*What the task requires*. Skip all pictures, then print the remaining material exactly.

*Provided material*.
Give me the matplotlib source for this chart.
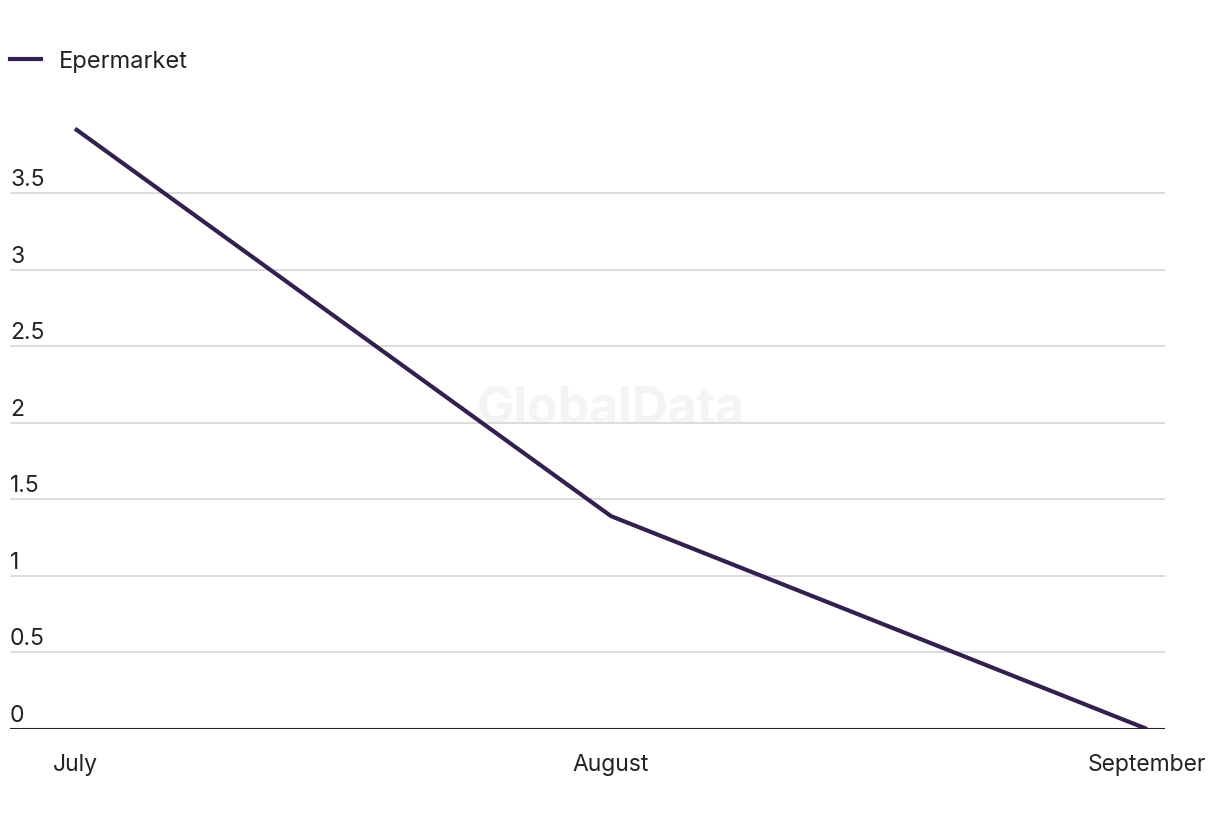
import matplotlib.pyplot as plt
from matplotlib.lines import Line2D
from matplotlib.transforms import offset_copy

plt.rcParams['font.family'] = ['Inter', 'DejaVu Sans']

months = ['July', 'August', 'September']
epermarket = [3.92, 1.39, 0.0]
y_ticks = [0, 0.5, 1, 1.5, 2, 2.5, 3, 3.5]
y_labels = ['0', '0.5', '1', '1.5', '2', '2.5', '3', '3.5']

line_color = '#33204f'
text_color = '#222222'

fig = plt.figure(figsize=(12.2, 8.2), dpi=100)
ax = fig.add_axes([10 / 1220, 90 / 820, 1155 / 1220, (730 - 117.4) / 820])

x = list(range(len(months)))
ax.plot(x, epermarket, color=line_color, linewidth=3, solid_capstyle='butt', zorder=3)

ax.set_xlim(-65 / 536, 2 + 18 / 536)
ax.set_ylim(0, 4)

# gridlines, with labels sitting on top of them
lab_trans = offset_copy(ax.get_yaxis_transform(), fig=fig, x=0, y=8, units='dots')
for v, lab in zip(y_ticks, y_labels):
    if v == 0:
        ax.axhline(v, color='#222222', linewidth=1.5, zorder=2)
    else:
        ax.axhline(v, color='#d9d9d9', linewidth=1.3, zorder=1)
    ax.text(0, v, lab, transform=lab_trans, ha='left', va='baseline',
            fontsize=16.5, color=text_color)
ax.set_yticks([])

ax.set_xticks(x)
ax.set_xticklabels(months, fontsize=16.5, color=text_color)
ax.tick_params(axis='x', length=0, pad=17)

for s in ax.spines.values():
    s.set_visible(False)

# watermark
ax.text(1, 2.09, 'GlobalData', ha='center', va='center',
        fontsize=36, fontweight='bold', color='#f4f4f4', zorder=0)

handle = Line2D([], [], color=line_color, linewidth=3)
fig.legend([handle], ['Epermarket'], loc='center left', bbox_to_anchor=(10 / 1220, 1 - 62 / 820),
           frameon=False, fontsize=17, handlelength=1.3, handletextpad=0.76,
           borderpad=0, borderaxespad=0, labelcolor=text_color)

fig.savefig('out.png', dpi=100)
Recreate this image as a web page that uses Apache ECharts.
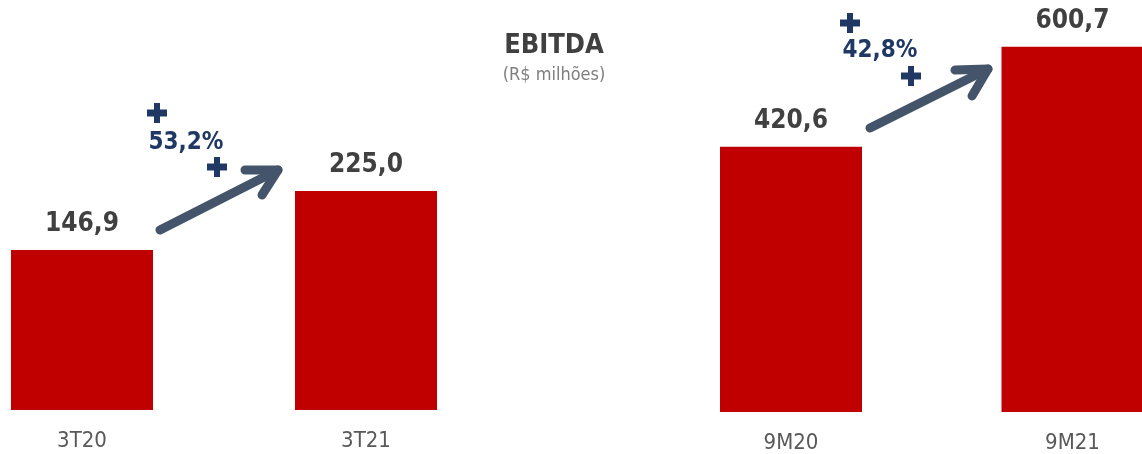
<!DOCTYPE html>
<html>
<head>
<meta charset="utf-8">
<script src="https://cdn.jsdelivr.net/npm/echarts@6/dist/echarts.min.js"></script>
<style>
  html, body { margin: 0; padding: 0; background: #fff; }
  #chart { width: 1142px; height: 454px; }
</style>
</head>
<body>
<div id="chart"></div>
<script>
// Quarterly and year-to-date EBITDA (R$ milhões)
const quarterCategories = ['3T20', '3T21'];
const quarterValues = [146.9, 225.0];
const ytdCategories = ['9M20', '9M21'];
const ytdValues = [420.6, 600.7];
const growthLabels = ['53,2%', '42,8%'];

const FONT = '"Liberation Sans Narrow", "DejaVu Sans Condensed", Roboto, sans-serif';
const RED = '#c00000';
const NAVY = '#1f3864';
const ARROW = '#44546a';

const fmt = v => v.toFixed(1).replace('.', ',');

const chart = echarts.init(document.getElementById('chart'), null, { renderer: 'canvas' });

function barSeries(axisIndex, values) {
  return {
    type: 'bar',
    xAxisIndex: axisIndex,
    yAxisIndex: axisIndex,
    data: values,
    barWidth: 142,
    clip: false,
    itemStyle: { color: RED },
    silent: true,
    label: {
      show: true,
      position: 'top',
      distance: 13,
      formatter: p => fmt(p.value),
      fontFamily: FONT,
      fontWeight: 'bold',
      fontSize: 26,
      color: '#404040'
    }
  };
}

// categories sit on the grid edges so each bar is centred on its tick
const xAxisCommon = {
  type: 'category',
  boundaryGap: false,
  axisLine: { show: false },
  axisTick: { show: false },
  axisLabel: { fontFamily: FONT, fontSize: 22, color: '#595959', margin: 20 }
};
const yAxisCommon = {
  type: 'value',
  show: false,
  splitLine: { show: false }
};

// plus badge: horizontal and vertical strokes
function plus(cx, cy) {
  return {
    type: 'group',
    x: cx, y: cy,
    children: [
      { type: 'rect', shape: { x: -10, y: -3.5, width: 20, height: 7 }, style: { fill: NAVY } },
      { type: 'rect', shape: { x: -3, y: -10, width: 6, height: 20 }, style: { fill: NAVY } }
    ]
  };
}

function arrow(x1, y1, x2, y2, w1, w2) {
  const st = { stroke: ARROW, lineWidth: 9, lineCap: 'round', lineJoin: 'round', fill: null };
  return {
    type: 'group',
    z: 10,
    children: [
      { type: 'polyline', shape: { points: [[x1, y1], [x2, y2]] }, style: st },
      { type: 'polyline', shape: { points: [w1, [x2, y2], w2] }, style: st }
    ]
  };
}

chart.setOption({
  animation: false,
  title: [{
    text: 'EBITDA',
    subtext: '(R$ milhões)',
    left: 549,
    top: 27,
    textAlign: 'center',
    itemGap: 7,
    textStyle: { fontFamily: FONT, fontWeight: 'bold', fontSize: 27, color: '#404040' },
    subtextStyle: { fontFamily: FONT, fontSize: 18, color: '#7f7f7f' }
  }],
  grid: [
    { left: 82, width: 284, top: 59, height: 351 },
    { left: 791, width: 281.5, top: 19.5, height: 392.5 }
  ],
  xAxis: [
    Object.assign({ gridIndex: 0, data: quarterCategories }, xAxisCommon),
    Object.assign({ gridIndex: 1, data: ytdCategories }, xAxisCommon)
  ],
  yAxis: [
    Object.assign({ gridIndex: 0, min: -65, max: 400, startValue: -65 }, yAxisCommon),
    Object.assign({ gridIndex: 1, min: -57, max: 650, startValue: -57 }, yAxisCommon)
  ],
  series: [barSeries(0, quarterValues), barSeries(1, ytdValues)],
  graphic: [
    arrow(160, 230, 278, 170, [245, 170], [262, 195]),
    arrow(870, 128, 988, 69, [955, 70], [972, 96]),
    plus(157, 113), plus(217, 167),
    plus(850, 23), plus(911, 76),
    { type: 'text', x: 186, y: 143, style: { text: growthLabels[0], fontFamily: FONT, fontWeight: 'bold', fontSize: 24, fill: NAVY, align: 'center', verticalAlign: 'middle' } },
    { type: 'text', x: 880, y: 51, style: { text: growthLabels[1], fontFamily: FONT, fontWeight: 'bold', fontSize: 24, fill: NAVY, align: 'center', verticalAlign: 'middle' } }
  ]
});
</script>
</body>
</html>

*Output below*.
Give me the matplotlib source for this chart.
import matplotlib.pyplot as plt
from matplotlib.lines import Line2D
from matplotlib.transforms import offset_copy

plt.rcParams['font.family'] = ['Inter', 'DejaVu Sans']

months = ['July', 'August', 'September']
epermarket = [3.92, 1.39, 0.0]
y_ticks = [0, 0.5, 1, 1.5, 2, 2.5, 3, 3.5]
y_labels = ['0', '0.5', '1', '1.5', '2', '2.5', '3', '3.5']

line_color = '#33204f'
text_color = '#222222'

fig = plt.figure(figsize=(12.2, 8.2), dpi=100)
ax = fig.add_axes([10 / 1220, 90 / 820, 1155 / 1220, (730 - 117.4) / 820])

x = list(range(len(months)))
ax.plot(x, epermarket, color=line_color, linewidth=3, solid_capstyle='butt', zorder=3)

ax.set_xlim(-65 / 536, 2 + 18 / 536)
ax.set_ylim(0, 4)

# gridlines, with labels sitting on top of them
lab_trans = offset_copy(ax.get_yaxis_transform(), fig=fig, x=0, y=8, units='dots')
for v, lab in zip(y_ticks, y_labels):
    if v == 0:
        ax.axhline(v, color='#222222', linewidth=1.5, zorder=2)
    else:
        ax.axhline(v, color='#d9d9d9', linewidth=1.3, zorder=1)
    ax.text(0, v, lab, transform=lab_trans, ha='left', va='baseline',
            fontsize=16.5, color=text_color)
ax.set_yticks([])

ax.set_xticks(x)
ax.set_xticklabels(months, fontsize=16.5, color=text_color)
ax.tick_params(axis='x', length=0, pad=17)

for s in ax.spines.values():
    s.set_visible(False)

# watermark
ax.text(1, 2.09, 'GlobalData', ha='center', va='center',
        fontsize=36, fontweight='bold', color='#f4f4f4', zorder=0)

handle = Line2D([], [], color=line_color, linewidth=3)
fig.legend([handle], ['Epermarket'], loc='center left', bbox_to_anchor=(10 / 1220, 1 - 62 / 820),
           frameon=False, fontsize=17, handlelength=1.3, handletextpad=0.76,
           borderpad=0, borderaxespad=0, labelcolor=text_color)

fig.savefig('out.png', dpi=100)
Recreate this image as a web page that uses Apache ECharts.
<!DOCTYPE html>
<html>
<head>
<meta charset="utf-8">
<script src="https://cdn.jsdelivr.net/npm/echarts@6/dist/echarts.min.js"></script>
<style>
  html, body { margin: 0; padding: 0; background: #fff; }
  #chart { width: 1142px; height: 454px; }
</style>
</head>
<body>
<div id="chart"></div>
<script>
// Quarterly and year-to-date EBITDA (R$ milhões)
const quarterCategories = ['3T20', '3T21'];
const quarterValues = [146.9, 225.0];
const ytdCategories = ['9M20', '9M21'];
const ytdValues = [420.6, 600.7];
const growthLabels = ['53,2%', '42,8%'];

const FONT = '"Liberation Sans Narrow", "DejaVu Sans Condensed", Roboto, sans-serif';
const RED = '#c00000';
const NAVY = '#1f3864';
const ARROW = '#44546a';

const fmt = v => v.toFixed(1).replace('.', ',');

const chart = echarts.init(document.getElementById('chart'), null, { renderer: 'canvas' });

function barSeries(axisIndex, values) {
  return {
    type: 'bar',
    xAxisIndex: axisIndex,
    yAxisIndex: axisIndex,
    data: values,
    barWidth: 142,
    clip: false,
    itemStyle: { color: RED },
    silent: true,
    label: {
      show: true,
      position: 'top',
      distance: 13,
      formatter: p => fmt(p.value),
      fontFamily: FONT,
      fontWeight: 'bold',
      fontSize: 26,
      color: '#404040'
    }
  };
}

// categories sit on the grid edges so each bar is centred on its tick
const xAxisCommon = {
  type: 'category',
  boundaryGap: false,
  axisLine: { show: false },
  axisTick: { show: false },
  axisLabel: { fontFamily: FONT, fontSize: 22, color: '#595959', margin: 20 }
};
const yAxisCommon = {
  type: 'value',
  show: false,
  splitLine: { show: false }
};

// plus badge: horizontal and vertical strokes
function plus(cx, cy) {
  return {
    type: 'group',
    x: cx, y: cy,
    children: [
      { type: 'rect', shape: { x: -10, y: -3.5, width: 20, height: 7 }, style: { fill: NAVY } },
      { type: 'rect', shape: { x: -3, y: -10, width: 6, height: 20 }, style: { fill: NAVY } }
    ]
  };
}

function arrow(x1, y1, x2, y2, w1, w2) {
  const st = { stroke: ARROW, lineWidth: 9, lineCap: 'round', lineJoin: 'round', fill: null };
  return {
    type: 'group',
    z: 10,
    children: [
      { type: 'polyline', shape: { points: [[x1, y1], [x2, y2]] }, style: st },
      { type: 'polyline', shape: { points: [w1, [x2, y2], w2] }, style: st }
    ]
  };
}

chart.setOption({
  animation: false,
  title: [{
    text: 'EBITDA',
    subtext: '(R$ milhões)',
    left: 549,
    top: 27,
    textAlign: 'center',
    itemGap: 7,
    textStyle: { fontFamily: FONT, fontWeight: 'bold', fontSize: 27, color: '#404040' },
    subtextStyle: { fontFamily: FONT, fontSize: 18, color: '#7f7f7f' }
  }],
  grid: [
    { left: 82, width: 284, top: 59, height: 351 },
    { left: 791, width: 281.5, top: 19.5, height: 392.5 }
  ],
  xAxis: [
    Object.assign({ gridIndex: 0, data: quarterCategories }, xAxisCommon),
    Object.assign({ gridIndex: 1, data: ytdCategories }, xAxisCommon)
  ],
  yAxis: [
    Object.assign({ gridIndex: 0, min: -65, max: 400, startValue: -65 }, yAxisCommon),
    Object.assign({ gridIndex: 1, min: -57, max: 650, startValue: -57 }, yAxisCommon)
  ],
  series: [barSeries(0, quarterValues), barSeries(1, ytdValues)],
  graphic: [
    arrow(160, 230, 278, 170, [245, 170], [262, 195]),
    arrow(870, 128, 988, 69, [955, 70], [972, 96]),
    plus(157, 113), plus(217, 167),
    plus(850, 23), plus(911, 76),
    { type: 'text', x: 186, y: 143, style: { text: growthLabels[0], fontFamily: FONT, fontWeight: 'bold', fontSize: 24, fill: NAVY, align: 'center', verticalAlign: 'middle' } },
    { type: 'text', x: 880, y: 51, style: { text: growthLabels[1], fontFamily: FONT, fontWeight: 'bold', fontSize: 24, fill: NAVY, align: 'center', verticalAlign: 'middle' } }
  ]
});
</script>
</body>
</html>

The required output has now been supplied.